__Given task__
Retype only what runs from the beginning of the data through the line with "ax.set_ylabel('')"; please omit the pictures and keep every line exact.

__Data extract__
--*--

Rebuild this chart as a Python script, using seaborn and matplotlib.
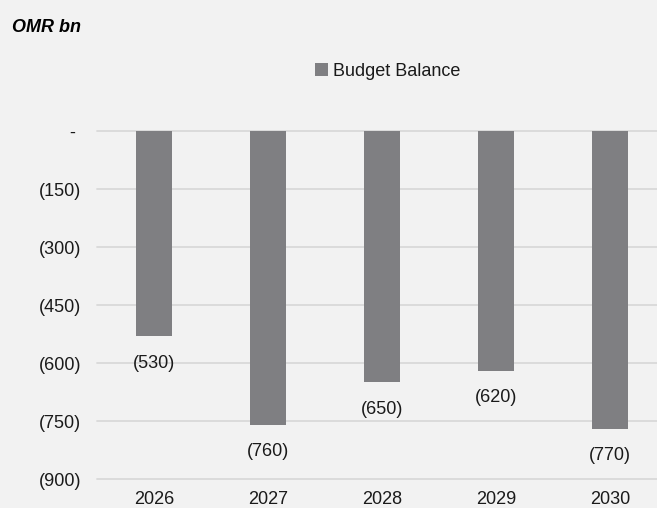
import pandas as pd
import numpy as np
import matplotlib.pyplot as plt
import seaborn as sns
from matplotlib.patches import Patch

# chart data
years = ['2026', '2027', '2028', '2029', '2030']
budget_balance = [-530, -760, -650, -620, -770]
y_ticks = [0, -150, -300, -450, -600, -750, -900]
y_tick_labels = ['- ', '(150)', '(300)', '(450)', '(600)', '(750)', '(900)']

df = pd.DataFrame({'year': years, 'balance': budget_balance})

sns.set_style('white')
plt.rcParams['font.family'] = ['Liberation Sans', 'DejaVu Sans']

bg = '#f2f2f2'
bar_color = '#7f7f82'

fig = plt.figure(figsize=(6.57, 5.08), dpi=100, facecolor=bg)
ax = fig.add_axes([97 / 657, 29 / 508, 560 / 657, 348 / 508])
ax.set_facecolor(bg)

sns.barplot(data=df, x='year', y='balance', color=bar_color, width=0.316,
            saturation=1, linewidth=0, edgecolor='none', ax=ax, zorder=3)

ax.set_xlim(-0.5, 4.41)
ax.set_ylim(-900, 0)
ax.set_yticks(y_ticks)
ax.set_yticklabels(y_tick_labels)
ax.set_xlabel('')
ax.set_ylabel('')

# gridlines (drawn by hand so the zero line isn't clipped)
for t in y_ticks:
    ax.axhline(t, color='#d9d9d9', linewidth=1.3, zorder=1, clip_on=False)

for s in ax.spines.values():
    s.set_visible(False)

ax.tick_params(axis='both', length=0, labelsize=13, colors='#1a1a1a')
ax.tick_params(axis='y', pad=11.5)
ax.tick_params(axis='x', pad=8.5)

# value labels under the bar ends
for i, v in enumerate(budget_balance):
    ax.annotate('({})'.format(abs(v)), xy=(i, v), xytext=(0, -19.5),
                textcoords='offset points', ha='center', va='center',
                fontsize=13, color='#1a1a1a')

fig.text(12 / 657, 1 - 27 / 508, 'OMR bn', fontsize=13, fontweight='bold',
         fontstyle='italic', va='center', ha='left', color='#000000')

handle = Patch(facecolor=bar_color, edgecolor='none', label='Budget Balance')
leg = fig.legend(handles=[handle], loc='center', bbox_to_anchor=(388 / 657, 1 - 71 / 508),
                 frameon=False, fontsize=13, handlelength=0.7, handleheight=0.7,
                 handletextpad=0.3)
for t in leg.get_texts():
    t.set_color('#1a1a1a')

fig.savefig('out.png', dpi=100, facecolor=bg)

--*--

__Exercise response__
Rebuild this chart as a Python script, using seaborn and matplotlib.
import pandas as pd
import numpy as np
import matplotlib.pyplot as plt
import seaborn as sns
from matplotlib.patches import Patch

# chart data
years = ['2026', '2027', '2028', '2029', '2030']
budget_balance = [-530, -760, -650, -620, -770]
y_ticks = [0, -150, -300, -450, -600, -750, -900]
y_tick_labels = ['- ', '(150)', '(300)', '(450)', '(600)', '(750)', '(900)']

df = pd.DataFrame({'year': years, 'balance': budget_balance})

sns.set_style('white')
plt.rcParams['font.family'] = ['Liberation Sans', 'DejaVu Sans']

bg = '#f2f2f2'
bar_color = '#7f7f82'

fig = plt.figure(figsize=(6.57, 5.08), dpi=100, facecolor=bg)
ax = fig.add_axes([97 / 657, 29 / 508, 560 / 657, 348 / 508])
ax.set_facecolor(bg)

sns.barplot(data=df, x='year', y='balance', color=bar_color, width=0.316,
            saturation=1, linewidth=0, edgecolor='none', ax=ax, zorder=3)

ax.set_xlim(-0.5, 4.41)
ax.set_ylim(-900, 0)
ax.set_yticks(y_ticks)
ax.set_yticklabels(y_tick_labels)
ax.set_xlabel('')
ax.set_ylabel('')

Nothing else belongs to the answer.